◆ REQUIREMENT ◆
Transcribe every entry word for word, but skip the images.

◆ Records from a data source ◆

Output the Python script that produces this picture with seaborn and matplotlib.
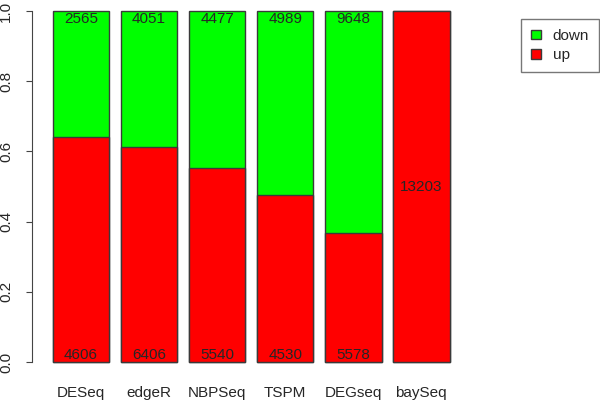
import matplotlib
matplotlib.use("Agg")
import matplotlib.pyplot as plt
import matplotlib.patches as mpatches
import seaborn as sns
import pandas as pd

# DE gene counts per method
methods = ["DESeq", "edgeR", "NBPSeq", "TSPM", "DEGseq", "baySeq"]
up_counts = [4606, 6406, 5540, 4530, 5578, 13203]
down_counts = [2565, 4051, 4477, 4989, 9648, 0]

sns.set_style("ticks")
plt.rcParams["font.family"] = ["Liberation Sans", "DejaVu Sans"]

df = pd.DataFrame({"method": methods, "up": up_counts, "down": down_counts})
df["total"] = df["up"] + df["down"]
df["up_frac"] = df["up"] / df["total"]
df["all_frac"] = df["total"] / df["total"]

fig = plt.figure(figsize=(6, 4), dpi=100)
ax = fig.add_axes([32 / 600, 24 / 400, 428 / 600, 379 / 400])

edge = "#3a3a3a"
# green = whole bar (down), red = up share drawn over it
sns.barplot(data=df, x="method", y="all_frac", color="#00FF00", saturation=1,
            width=0.833, edgecolor=edge, linewidth=1, ax=ax)
sns.barplot(data=df, x="method", y="up_frac", color="#FF0000", saturation=1,
            width=0.833, edgecolor=edge, linewidth=1, ax=ax)

# count labels
for i, row in df.iterrows():
    if row["down"] == 0:
        ax.text(i, 0.5, str(row["up"]), ha="center", va="center", fontsize=11)
    else:
        ax.text(i, 0.978, str(row["down"]), ha="center", va="center", fontsize=11)
        ax.text(i, 0.02, str(row["up"]), ha="center", va="center", fontsize=11)

ax.set_xlim(-0.72, 5.57)
ax.set_ylim(-0.04, 1.04)
ax.set_yticks([0, 0.2, 0.4, 0.6, 0.8, 1.0])
ax.set_yticklabels(["0.0", "0.2", "0.4", "0.6", "0.8", "1.0"], rotation=90, va="center")
ax.set_xlabel("")
ax.set_ylabel("")

for s in ["top", "right", "bottom"]:
    ax.spines[s].set_visible(False)
ax.spines["left"].set_bounds(0, 1)
ax.spines["left"].set_color("#444444")
ax.tick_params(axis="y", length=4.5, width=0.8, color="#444444", pad=9, labelsize=11)
ax.tick_params(axis="x", length=0, pad=7, labelsize=11)

handles = [mpatches.Patch(facecolor="#00FF00", edgecolor=edge, label="down"),
           mpatches.Patch(facecolor="#FF0000", edgecolor=edge, label="up")]
leg = fig.legend(handles=handles, loc="upper right", bbox_to_anchor=(599 / 600, 1 - 19 / 400),
                 borderaxespad=0, fancybox=False, frameon=True, fontsize=11,
                 handlelength=0.65, handleheight=0.6, handletextpad=0.75,
                 labelspacing=0.35, borderpad=0.65)
leg.get_frame().set_edgecolor("#555555")
leg.get_frame().set_linewidth(1)

fig.savefig("out.png", dpi=100)
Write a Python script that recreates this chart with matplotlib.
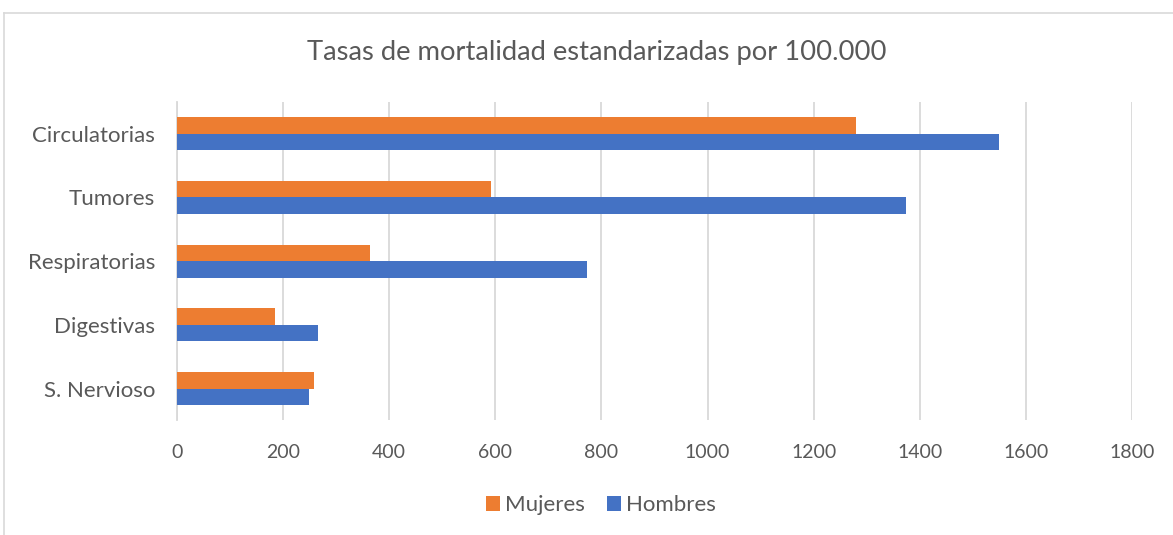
import matplotlib
matplotlib.use("Agg")
import matplotlib.pyplot as plt
import numpy as np

categories = ["Circulatorias", "Tumores", "Respiratorias", "Digestivas", "S. Nervioso"]
mujeres = [1279, 593, 364, 185, 259]
hombres = [1548, 1374, 772, 267, 249]
xticks = [0, 200, 400, 600, 800, 1000, 1200, 1400, 1600, 1800]

plt.rcParams['font.family'] = ['Lato', 'DejaVu Sans']
TXT = '#595959'
ORANGE = '#ED7D31'
BLUE = '#4472C4'
GRID = '#D9D9D9'

fig = plt.figure(figsize=(11.73, 5.35), dpi=100)
ax = fig.add_axes([0.1506, 0.2142, 0.8147, 0.5953])

y = np.arange(len(categories))
h = 0.259
ax.barh(y - h/2, mujeres, height=h, color=ORANGE, label='Mujeres', zorder=3)
ax.barh(y + h/2, hombres, height=h, color=BLUE, label='Hombres', zorder=3)

ax.set_xlim(0, 1800)
ax.set_ylim(len(categories) - 0.5, -0.5)
ax.set_xticks(xticks)
ax.set_xticklabels([str(t) for t in xticks])
ax.set_yticks(y)
ax.set_yticklabels(categories)
ax.grid(axis='x', color=GRID, linewidth=1.3, zorder=0)
for s in ['top', 'right', 'bottom']:
    ax.spines[s].set_visible(False)
ax.spines['left'].set_color(GRID)
ax.spines['left'].set_linewidth(1.3)
ax.tick_params(axis='both', length=0, colors=TXT)
ax.tick_params(axis='x', pad=17, labelsize=14)
ax.tick_params(axis='y', pad=15.5, labelsize=16)

fig.text(0.5085, 1 - 52/535, 'Tasas de mortalidad estandarizadas por 100.000',
         ha='center', va='center', fontsize=19.7, color=TXT)

leg = fig.legend(loc='center', bbox_to_anchor=(0.512, 1 - 505/535), ncol=2,
                 frameon=False, fontsize=16, handlelength=0.65, handleheight=0.65,
                 handletextpad=0.2, columnspacing=1.0)
for t in leg.get_texts():
    t.set_color(TXT)

# outer chart border
fig.add_artist(plt.Line2D([4/1173, 4/1173], [0, 1 - 13/535], color=GRID, linewidth=1.2))
fig.add_artist(plt.Line2D([4/1173, 1], [1 - 13/535, 1 - 13/535], color=GRID, linewidth=1.2))

fig.savefig('out.png', dpi=100)
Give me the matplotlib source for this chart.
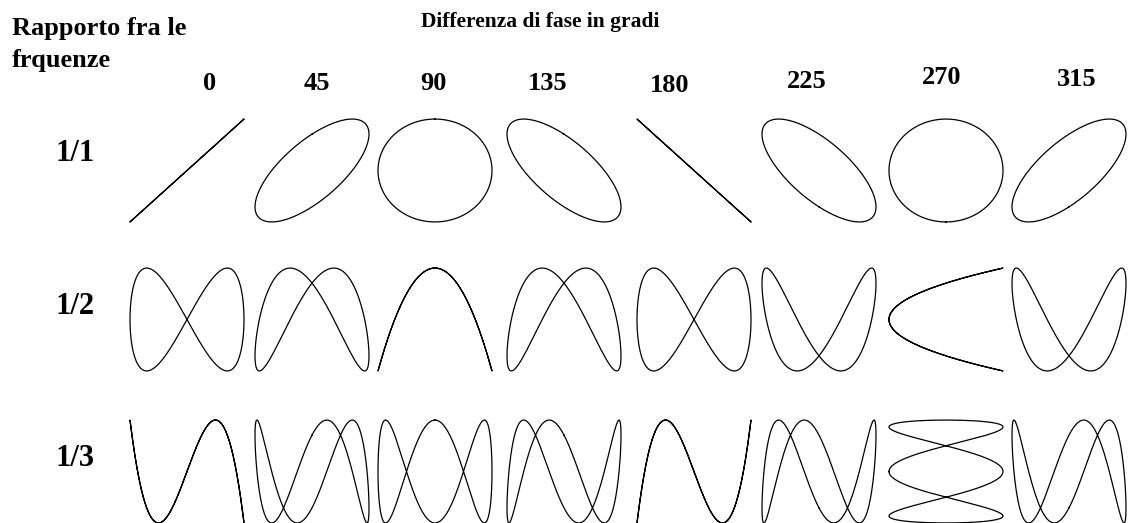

◆ SOLUTION FOR THIS PROBLEM ◆
Output the Python script that produces this picture with seaborn and matplotlib.
import matplotlib
matplotlib.use("Agg")
import matplotlib.pyplot as plt
import matplotlib.patches as mpatches
import seaborn as sns
import pandas as pd

# DE gene counts per method
methods = ["DESeq", "edgeR", "NBPSeq", "TSPM", "DEGseq", "baySeq"]
up_counts = [4606, 6406, 5540, 4530, 5578, 13203]
down_counts = [2565, 4051, 4477, 4989, 9648, 0]

sns.set_style("ticks")
plt.rcParams["font.family"] = ["Liberation Sans", "DejaVu Sans"]

df = pd.DataFrame({"method": methods, "up": up_counts, "down": down_counts})
df["total"] = df["up"] + df["down"]
df["up_frac"] = df["up"] / df["total"]
df["all_frac"] = df["total"] / df["total"]

fig = plt.figure(figsize=(6, 4), dpi=100)
ax = fig.add_axes([32 / 600, 24 / 400, 428 / 600, 379 / 400])

edge = "#3a3a3a"
# green = whole bar (down), red = up share drawn over it
sns.barplot(data=df, x="method", y="all_frac", color="#00FF00", saturation=1,
            width=0.833, edgecolor=edge, linewidth=1, ax=ax)
sns.barplot(data=df, x="method", y="up_frac", color="#FF0000", saturation=1,
            width=0.833, edgecolor=edge, linewidth=1, ax=ax)

# count labels
for i, row in df.iterrows():
    if row["down"] == 0:
        ax.text(i, 0.5, str(row["up"]), ha="center", va="center", fontsize=11)
    else:
        ax.text(i, 0.978, str(row["down"]), ha="center", va="center", fontsize=11)
        ax.text(i, 0.02, str(row["up"]), ha="center", va="center", fontsize=11)

ax.set_xlim(-0.72, 5.57)
ax.set_ylim(-0.04, 1.04)
ax.set_yticks([0, 0.2, 0.4, 0.6, 0.8, 1.0])
ax.set_yticklabels(["0.0", "0.2", "0.4", "0.6", "0.8", "1.0"], rotation=90, va="center")
ax.set_xlabel("")
ax.set_ylabel("")

for s in ["top", "right", "bottom"]:
    ax.spines[s].set_visible(False)
ax.spines["left"].set_bounds(0, 1)
ax.spines["left"].set_color("#444444")
ax.tick_params(axis="y", length=4.5, width=0.8, color="#444444", pad=9, labelsize=11)
ax.tick_params(axis="x", length=0, pad=7, labelsize=11)

handles = [mpatches.Patch(facecolor="#00FF00", edgecolor=edge, label="down"),
           mpatches.Patch(facecolor="#FF0000", edgecolor=edge, label="up")]
leg = fig.legend(handles=handles, loc="upper right", bbox_to_anchor=(599 / 600, 1 - 19 / 400),
                 borderaxespad=0, fancybox=False, frameon=True, fontsize=11,
                 handlelength=0.65, handleheight=0.6, handletextpad=0.75,
                 labelspacing=0.35, borderpad=0.65)
leg.get_frame().set_edgecolor("#555555")
leg.get_frame().set_linewidth(1)

fig.savefig("out.png", dpi=100)
Write a Python script that recreates this chart with matplotlib.
import matplotlib
matplotlib.use("Agg")
import matplotlib.pyplot as plt
import numpy as np

categories = ["Circulatorias", "Tumores", "Respiratorias", "Digestivas", "S. Nervioso"]
mujeres = [1279, 593, 364, 185, 259]
hombres = [1548, 1374, 772, 267, 249]
xticks = [0, 200, 400, 600, 800, 1000, 1200, 1400, 1600, 1800]

plt.rcParams['font.family'] = ['Lato', 'DejaVu Sans']
TXT = '#595959'
ORANGE = '#ED7D31'
BLUE = '#4472C4'
GRID = '#D9D9D9'

fig = plt.figure(figsize=(11.73, 5.35), dpi=100)
ax = fig.add_axes([0.1506, 0.2142, 0.8147, 0.5953])

y = np.arange(len(categories))
h = 0.259
ax.barh(y - h/2, mujeres, height=h, color=ORANGE, label='Mujeres', zorder=3)
ax.barh(y + h/2, hombres, height=h, color=BLUE, label='Hombres', zorder=3)

ax.set_xlim(0, 1800)
ax.set_ylim(len(categories) - 0.5, -0.5)
ax.set_xticks(xticks)
ax.set_xticklabels([str(t) for t in xticks])
ax.set_yticks(y)
ax.set_yticklabels(categories)
ax.grid(axis='x', color=GRID, linewidth=1.3, zorder=0)
for s in ['top', 'right', 'bottom']:
    ax.spines[s].set_visible(False)
ax.spines['left'].set_color(GRID)
ax.spines['left'].set_linewidth(1.3)
ax.tick_params(axis='both', length=0, colors=TXT)
ax.tick_params(axis='x', pad=17, labelsize=14)
ax.tick_params(axis='y', pad=15.5, labelsize=16)

fig.text(0.5085, 1 - 52/535, 'Tasas de mortalidad estandarizadas por 100.000',
         ha='center', va='center', fontsize=19.7, color=TXT)

leg = fig.legend(loc='center', bbox_to_anchor=(0.512, 1 - 505/535), ncol=2,
                 frameon=False, fontsize=16, handlelength=0.65, handleheight=0.65,
                 handletextpad=0.2, columnspacing=1.0)
for t in leg.get_texts():
    t.set_color(TXT)

# outer chart border
fig.add_artist(plt.Line2D([4/1173, 4/1173], [0, 1 - 13/535], color=GRID, linewidth=1.2))
fig.add_artist(plt.Line2D([4/1173, 1], [1 - 13/535, 1 - 13/535], color=GRID, linewidth=1.2))

fig.savefig('out.png', dpi=100)
Give me the matplotlib source for this chart.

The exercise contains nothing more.